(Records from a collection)
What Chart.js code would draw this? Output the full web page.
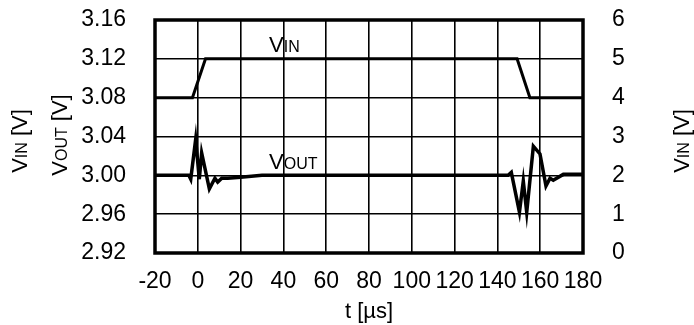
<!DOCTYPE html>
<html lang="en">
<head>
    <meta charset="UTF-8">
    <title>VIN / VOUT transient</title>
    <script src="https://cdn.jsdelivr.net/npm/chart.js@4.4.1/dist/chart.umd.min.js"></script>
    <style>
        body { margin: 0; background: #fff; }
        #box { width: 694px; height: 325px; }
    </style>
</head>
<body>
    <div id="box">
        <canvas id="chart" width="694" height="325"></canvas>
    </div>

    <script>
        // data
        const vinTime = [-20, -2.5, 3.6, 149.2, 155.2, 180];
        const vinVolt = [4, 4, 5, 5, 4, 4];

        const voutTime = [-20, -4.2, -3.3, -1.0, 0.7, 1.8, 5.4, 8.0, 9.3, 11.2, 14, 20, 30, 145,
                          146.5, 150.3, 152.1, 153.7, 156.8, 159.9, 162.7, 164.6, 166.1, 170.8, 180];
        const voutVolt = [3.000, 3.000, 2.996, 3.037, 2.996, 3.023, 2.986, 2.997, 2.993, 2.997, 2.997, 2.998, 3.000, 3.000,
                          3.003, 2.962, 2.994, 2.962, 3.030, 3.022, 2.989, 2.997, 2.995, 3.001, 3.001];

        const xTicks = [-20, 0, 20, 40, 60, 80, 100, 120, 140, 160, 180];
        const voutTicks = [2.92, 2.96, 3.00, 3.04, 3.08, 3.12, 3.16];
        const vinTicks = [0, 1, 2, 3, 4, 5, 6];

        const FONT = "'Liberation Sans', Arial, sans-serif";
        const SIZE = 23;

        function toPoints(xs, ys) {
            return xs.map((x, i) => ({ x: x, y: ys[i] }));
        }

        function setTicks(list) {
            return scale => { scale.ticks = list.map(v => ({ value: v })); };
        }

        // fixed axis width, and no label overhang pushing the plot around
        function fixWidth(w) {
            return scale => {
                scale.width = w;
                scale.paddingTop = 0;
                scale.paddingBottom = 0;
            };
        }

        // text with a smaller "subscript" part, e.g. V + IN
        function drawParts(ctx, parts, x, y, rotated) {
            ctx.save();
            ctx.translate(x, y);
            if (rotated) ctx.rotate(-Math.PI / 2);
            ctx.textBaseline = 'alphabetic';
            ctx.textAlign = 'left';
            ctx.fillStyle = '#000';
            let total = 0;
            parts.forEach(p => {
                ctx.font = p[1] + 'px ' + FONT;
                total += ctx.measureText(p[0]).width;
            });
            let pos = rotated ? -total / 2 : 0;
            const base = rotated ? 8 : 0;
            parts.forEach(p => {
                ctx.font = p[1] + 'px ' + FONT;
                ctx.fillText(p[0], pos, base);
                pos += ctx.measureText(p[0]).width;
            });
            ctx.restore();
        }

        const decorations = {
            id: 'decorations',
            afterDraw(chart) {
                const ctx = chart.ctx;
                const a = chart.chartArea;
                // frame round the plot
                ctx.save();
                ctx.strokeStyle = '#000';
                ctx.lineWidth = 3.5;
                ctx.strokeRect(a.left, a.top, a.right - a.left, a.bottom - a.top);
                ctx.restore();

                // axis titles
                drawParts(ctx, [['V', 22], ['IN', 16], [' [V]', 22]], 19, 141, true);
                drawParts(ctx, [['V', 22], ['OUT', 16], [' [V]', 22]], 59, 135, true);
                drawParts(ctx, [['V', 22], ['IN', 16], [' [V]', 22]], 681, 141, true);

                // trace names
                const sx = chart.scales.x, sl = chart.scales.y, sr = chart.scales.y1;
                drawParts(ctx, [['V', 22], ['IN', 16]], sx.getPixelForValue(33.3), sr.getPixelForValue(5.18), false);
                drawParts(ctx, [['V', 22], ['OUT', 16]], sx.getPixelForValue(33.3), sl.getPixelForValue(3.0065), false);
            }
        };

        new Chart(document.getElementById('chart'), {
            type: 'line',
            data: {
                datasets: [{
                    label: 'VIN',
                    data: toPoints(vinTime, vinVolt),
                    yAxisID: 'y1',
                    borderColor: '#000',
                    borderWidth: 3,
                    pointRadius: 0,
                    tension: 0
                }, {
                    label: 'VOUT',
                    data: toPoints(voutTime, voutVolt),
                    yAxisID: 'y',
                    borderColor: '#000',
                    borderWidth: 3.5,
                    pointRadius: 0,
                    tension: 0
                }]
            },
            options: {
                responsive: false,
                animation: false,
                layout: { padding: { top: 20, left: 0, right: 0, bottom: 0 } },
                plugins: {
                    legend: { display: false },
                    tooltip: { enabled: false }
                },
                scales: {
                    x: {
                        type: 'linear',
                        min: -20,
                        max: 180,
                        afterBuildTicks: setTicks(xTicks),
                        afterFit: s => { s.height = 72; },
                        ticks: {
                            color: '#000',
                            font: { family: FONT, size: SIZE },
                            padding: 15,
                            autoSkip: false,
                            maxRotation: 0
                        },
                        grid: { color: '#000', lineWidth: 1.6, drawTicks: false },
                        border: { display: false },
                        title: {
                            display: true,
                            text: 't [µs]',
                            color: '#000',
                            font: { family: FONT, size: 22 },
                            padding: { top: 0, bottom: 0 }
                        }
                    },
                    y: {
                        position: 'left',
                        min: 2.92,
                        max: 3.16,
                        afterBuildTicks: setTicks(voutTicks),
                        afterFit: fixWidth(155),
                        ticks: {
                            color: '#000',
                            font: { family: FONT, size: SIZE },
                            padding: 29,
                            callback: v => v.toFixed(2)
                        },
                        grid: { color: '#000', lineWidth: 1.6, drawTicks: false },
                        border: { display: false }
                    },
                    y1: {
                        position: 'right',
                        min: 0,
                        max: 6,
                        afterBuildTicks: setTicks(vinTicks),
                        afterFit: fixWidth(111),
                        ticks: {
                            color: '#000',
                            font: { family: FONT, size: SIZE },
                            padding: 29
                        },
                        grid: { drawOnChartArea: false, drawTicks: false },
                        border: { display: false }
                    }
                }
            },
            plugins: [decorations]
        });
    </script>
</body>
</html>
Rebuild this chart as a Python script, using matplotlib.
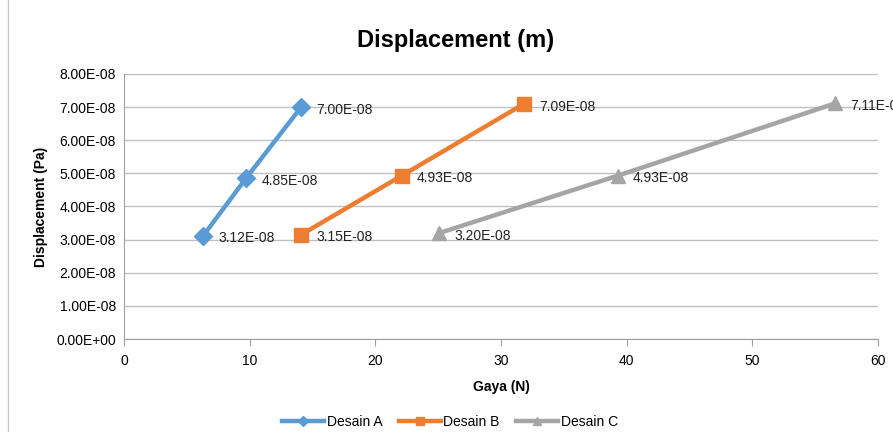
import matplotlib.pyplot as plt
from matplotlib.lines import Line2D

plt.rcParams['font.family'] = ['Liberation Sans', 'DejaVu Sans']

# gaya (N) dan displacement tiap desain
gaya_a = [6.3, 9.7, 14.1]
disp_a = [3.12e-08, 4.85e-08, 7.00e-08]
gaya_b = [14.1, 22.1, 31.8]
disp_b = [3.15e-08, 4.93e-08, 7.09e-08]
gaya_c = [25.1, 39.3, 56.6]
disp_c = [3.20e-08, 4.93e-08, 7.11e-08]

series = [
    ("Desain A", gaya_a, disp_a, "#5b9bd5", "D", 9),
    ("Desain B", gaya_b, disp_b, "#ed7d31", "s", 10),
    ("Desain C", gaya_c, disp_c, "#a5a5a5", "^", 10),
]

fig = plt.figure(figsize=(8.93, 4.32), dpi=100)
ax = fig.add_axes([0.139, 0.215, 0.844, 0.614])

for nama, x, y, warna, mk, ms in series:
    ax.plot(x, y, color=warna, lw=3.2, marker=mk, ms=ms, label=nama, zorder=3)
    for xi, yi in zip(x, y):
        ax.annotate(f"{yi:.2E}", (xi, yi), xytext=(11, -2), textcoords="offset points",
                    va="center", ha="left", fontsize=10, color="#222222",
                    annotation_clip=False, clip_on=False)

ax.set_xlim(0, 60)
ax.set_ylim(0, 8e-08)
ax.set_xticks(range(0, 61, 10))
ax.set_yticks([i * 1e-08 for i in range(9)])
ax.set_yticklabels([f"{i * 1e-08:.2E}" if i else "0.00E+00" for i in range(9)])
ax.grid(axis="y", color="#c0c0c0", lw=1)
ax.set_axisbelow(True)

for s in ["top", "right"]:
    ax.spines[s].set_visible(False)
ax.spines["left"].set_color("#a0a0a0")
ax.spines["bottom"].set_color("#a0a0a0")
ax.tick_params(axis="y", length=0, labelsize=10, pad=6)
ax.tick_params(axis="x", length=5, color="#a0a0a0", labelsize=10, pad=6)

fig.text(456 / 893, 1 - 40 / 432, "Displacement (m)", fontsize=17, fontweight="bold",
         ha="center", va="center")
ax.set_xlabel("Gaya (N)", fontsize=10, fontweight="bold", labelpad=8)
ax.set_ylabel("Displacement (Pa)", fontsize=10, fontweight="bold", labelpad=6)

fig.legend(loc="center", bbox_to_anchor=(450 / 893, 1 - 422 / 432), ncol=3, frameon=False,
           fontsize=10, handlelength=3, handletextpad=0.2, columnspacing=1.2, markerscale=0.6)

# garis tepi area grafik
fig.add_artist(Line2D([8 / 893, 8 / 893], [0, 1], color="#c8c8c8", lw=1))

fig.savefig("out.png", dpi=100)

==

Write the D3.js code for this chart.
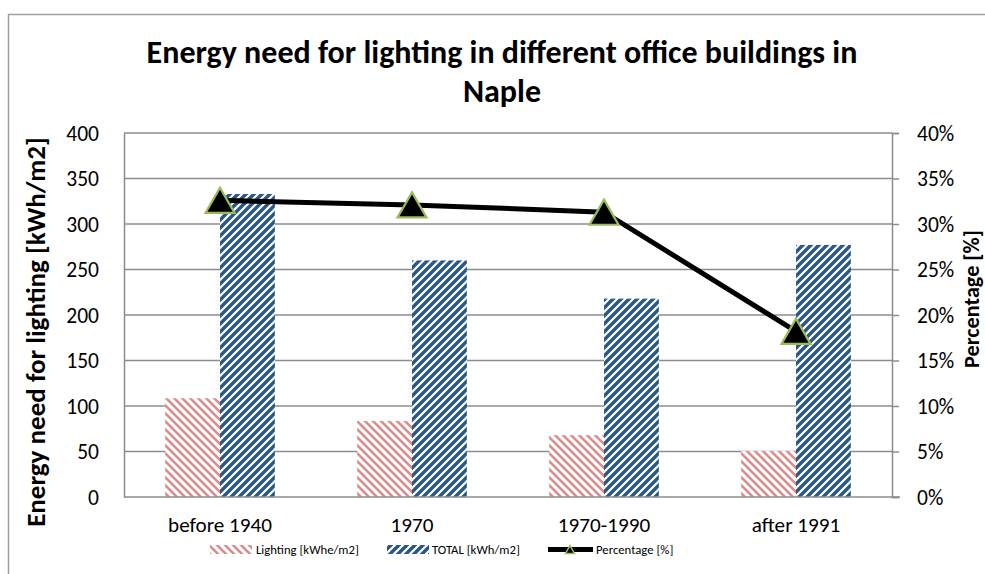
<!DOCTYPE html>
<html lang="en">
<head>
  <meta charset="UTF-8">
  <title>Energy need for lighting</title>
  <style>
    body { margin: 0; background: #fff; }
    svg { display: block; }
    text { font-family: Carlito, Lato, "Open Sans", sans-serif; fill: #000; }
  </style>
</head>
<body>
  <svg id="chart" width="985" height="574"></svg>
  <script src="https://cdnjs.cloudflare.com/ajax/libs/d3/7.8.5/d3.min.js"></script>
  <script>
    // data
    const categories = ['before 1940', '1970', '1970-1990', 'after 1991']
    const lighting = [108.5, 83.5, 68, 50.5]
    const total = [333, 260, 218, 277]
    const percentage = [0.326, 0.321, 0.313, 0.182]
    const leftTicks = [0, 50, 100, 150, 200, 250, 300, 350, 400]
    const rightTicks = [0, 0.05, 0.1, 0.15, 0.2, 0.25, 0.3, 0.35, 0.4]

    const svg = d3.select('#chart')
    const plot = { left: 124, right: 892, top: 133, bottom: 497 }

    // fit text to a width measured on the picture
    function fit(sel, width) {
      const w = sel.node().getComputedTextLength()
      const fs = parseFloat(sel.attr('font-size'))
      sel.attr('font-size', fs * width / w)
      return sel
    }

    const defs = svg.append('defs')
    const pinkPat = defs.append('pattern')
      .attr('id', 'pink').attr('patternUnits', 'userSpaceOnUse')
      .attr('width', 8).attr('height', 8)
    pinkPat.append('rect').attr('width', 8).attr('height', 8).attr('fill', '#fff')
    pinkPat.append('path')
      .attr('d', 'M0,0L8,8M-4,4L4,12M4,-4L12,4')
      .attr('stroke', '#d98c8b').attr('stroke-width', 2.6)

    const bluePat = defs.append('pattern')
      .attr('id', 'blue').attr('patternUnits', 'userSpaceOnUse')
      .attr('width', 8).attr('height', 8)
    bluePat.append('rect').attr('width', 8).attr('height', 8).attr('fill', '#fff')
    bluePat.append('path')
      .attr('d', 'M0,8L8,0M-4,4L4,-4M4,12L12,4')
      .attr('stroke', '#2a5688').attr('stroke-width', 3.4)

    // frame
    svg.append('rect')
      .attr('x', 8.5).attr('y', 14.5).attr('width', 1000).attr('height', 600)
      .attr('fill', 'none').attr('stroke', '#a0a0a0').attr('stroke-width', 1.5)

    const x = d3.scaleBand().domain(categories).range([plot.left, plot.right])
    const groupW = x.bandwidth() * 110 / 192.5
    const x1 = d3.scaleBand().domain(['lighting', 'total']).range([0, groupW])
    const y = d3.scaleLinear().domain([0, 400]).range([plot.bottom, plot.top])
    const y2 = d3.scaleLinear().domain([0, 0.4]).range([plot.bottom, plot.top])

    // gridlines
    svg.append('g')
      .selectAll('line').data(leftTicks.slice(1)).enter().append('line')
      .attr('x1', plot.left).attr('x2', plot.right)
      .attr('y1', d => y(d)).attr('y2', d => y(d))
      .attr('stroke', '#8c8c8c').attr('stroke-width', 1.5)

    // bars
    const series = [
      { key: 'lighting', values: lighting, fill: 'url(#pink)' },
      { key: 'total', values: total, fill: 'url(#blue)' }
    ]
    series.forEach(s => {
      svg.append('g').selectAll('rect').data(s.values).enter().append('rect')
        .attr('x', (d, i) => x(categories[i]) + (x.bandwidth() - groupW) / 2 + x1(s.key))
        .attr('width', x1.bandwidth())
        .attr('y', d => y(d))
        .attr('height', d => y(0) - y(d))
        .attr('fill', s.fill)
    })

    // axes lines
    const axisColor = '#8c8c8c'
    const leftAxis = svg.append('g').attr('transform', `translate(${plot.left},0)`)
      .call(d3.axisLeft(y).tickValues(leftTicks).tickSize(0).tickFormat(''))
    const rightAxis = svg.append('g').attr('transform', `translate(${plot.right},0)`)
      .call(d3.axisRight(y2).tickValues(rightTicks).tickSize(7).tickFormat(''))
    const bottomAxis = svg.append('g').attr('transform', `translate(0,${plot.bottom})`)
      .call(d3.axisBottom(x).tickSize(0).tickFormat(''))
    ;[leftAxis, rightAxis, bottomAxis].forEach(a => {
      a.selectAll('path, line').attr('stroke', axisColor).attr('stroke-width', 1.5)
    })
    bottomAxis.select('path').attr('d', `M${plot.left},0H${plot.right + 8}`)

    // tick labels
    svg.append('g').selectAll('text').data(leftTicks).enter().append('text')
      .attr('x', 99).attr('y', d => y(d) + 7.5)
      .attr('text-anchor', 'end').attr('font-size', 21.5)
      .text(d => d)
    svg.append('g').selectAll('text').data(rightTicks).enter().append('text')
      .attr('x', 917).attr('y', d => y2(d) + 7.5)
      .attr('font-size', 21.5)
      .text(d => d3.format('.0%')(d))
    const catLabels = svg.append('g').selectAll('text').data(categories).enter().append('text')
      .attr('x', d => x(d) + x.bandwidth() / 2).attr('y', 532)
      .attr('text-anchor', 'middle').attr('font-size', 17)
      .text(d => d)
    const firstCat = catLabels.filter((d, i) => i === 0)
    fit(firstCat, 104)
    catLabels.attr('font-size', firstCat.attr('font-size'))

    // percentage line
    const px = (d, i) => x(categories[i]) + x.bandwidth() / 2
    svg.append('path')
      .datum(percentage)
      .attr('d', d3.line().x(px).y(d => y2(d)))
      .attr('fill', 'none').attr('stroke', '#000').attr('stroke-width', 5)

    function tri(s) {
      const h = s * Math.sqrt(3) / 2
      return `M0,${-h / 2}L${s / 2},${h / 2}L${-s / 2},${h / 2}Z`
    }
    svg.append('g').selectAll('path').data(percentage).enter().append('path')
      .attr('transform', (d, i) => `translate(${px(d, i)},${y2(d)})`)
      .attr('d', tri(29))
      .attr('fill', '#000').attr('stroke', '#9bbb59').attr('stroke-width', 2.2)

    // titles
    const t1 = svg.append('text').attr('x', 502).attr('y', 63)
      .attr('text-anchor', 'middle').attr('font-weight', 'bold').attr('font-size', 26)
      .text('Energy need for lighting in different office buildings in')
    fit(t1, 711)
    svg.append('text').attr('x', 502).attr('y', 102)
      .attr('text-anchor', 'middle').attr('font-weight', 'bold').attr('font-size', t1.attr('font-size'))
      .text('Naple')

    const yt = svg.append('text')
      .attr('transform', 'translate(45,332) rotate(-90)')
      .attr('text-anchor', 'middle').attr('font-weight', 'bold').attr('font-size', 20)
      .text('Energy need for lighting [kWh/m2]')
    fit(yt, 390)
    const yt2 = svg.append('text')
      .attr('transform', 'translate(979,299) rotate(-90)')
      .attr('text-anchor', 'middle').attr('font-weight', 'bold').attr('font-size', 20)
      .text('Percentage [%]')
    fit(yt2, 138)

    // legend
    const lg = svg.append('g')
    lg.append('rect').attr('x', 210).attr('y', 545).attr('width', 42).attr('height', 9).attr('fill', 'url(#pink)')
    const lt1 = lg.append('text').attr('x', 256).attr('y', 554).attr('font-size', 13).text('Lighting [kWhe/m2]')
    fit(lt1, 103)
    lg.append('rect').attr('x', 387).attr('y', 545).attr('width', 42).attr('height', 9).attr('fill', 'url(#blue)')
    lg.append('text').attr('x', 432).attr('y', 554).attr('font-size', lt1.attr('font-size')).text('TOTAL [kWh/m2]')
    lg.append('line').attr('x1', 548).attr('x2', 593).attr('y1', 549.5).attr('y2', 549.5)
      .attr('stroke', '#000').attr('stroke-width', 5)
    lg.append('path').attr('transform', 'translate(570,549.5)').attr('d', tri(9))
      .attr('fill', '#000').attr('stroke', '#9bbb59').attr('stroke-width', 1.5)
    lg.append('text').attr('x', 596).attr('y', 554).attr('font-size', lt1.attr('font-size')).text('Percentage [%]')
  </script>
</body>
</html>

[What the task asks] Search the entries for the string "matplotlib" and collect each line that has it.

[Written reply]
Rebuild this chart as a Python script, using matplotlib.
import matplotlib.pyplot as plt
from matplotlib.lines import Line2D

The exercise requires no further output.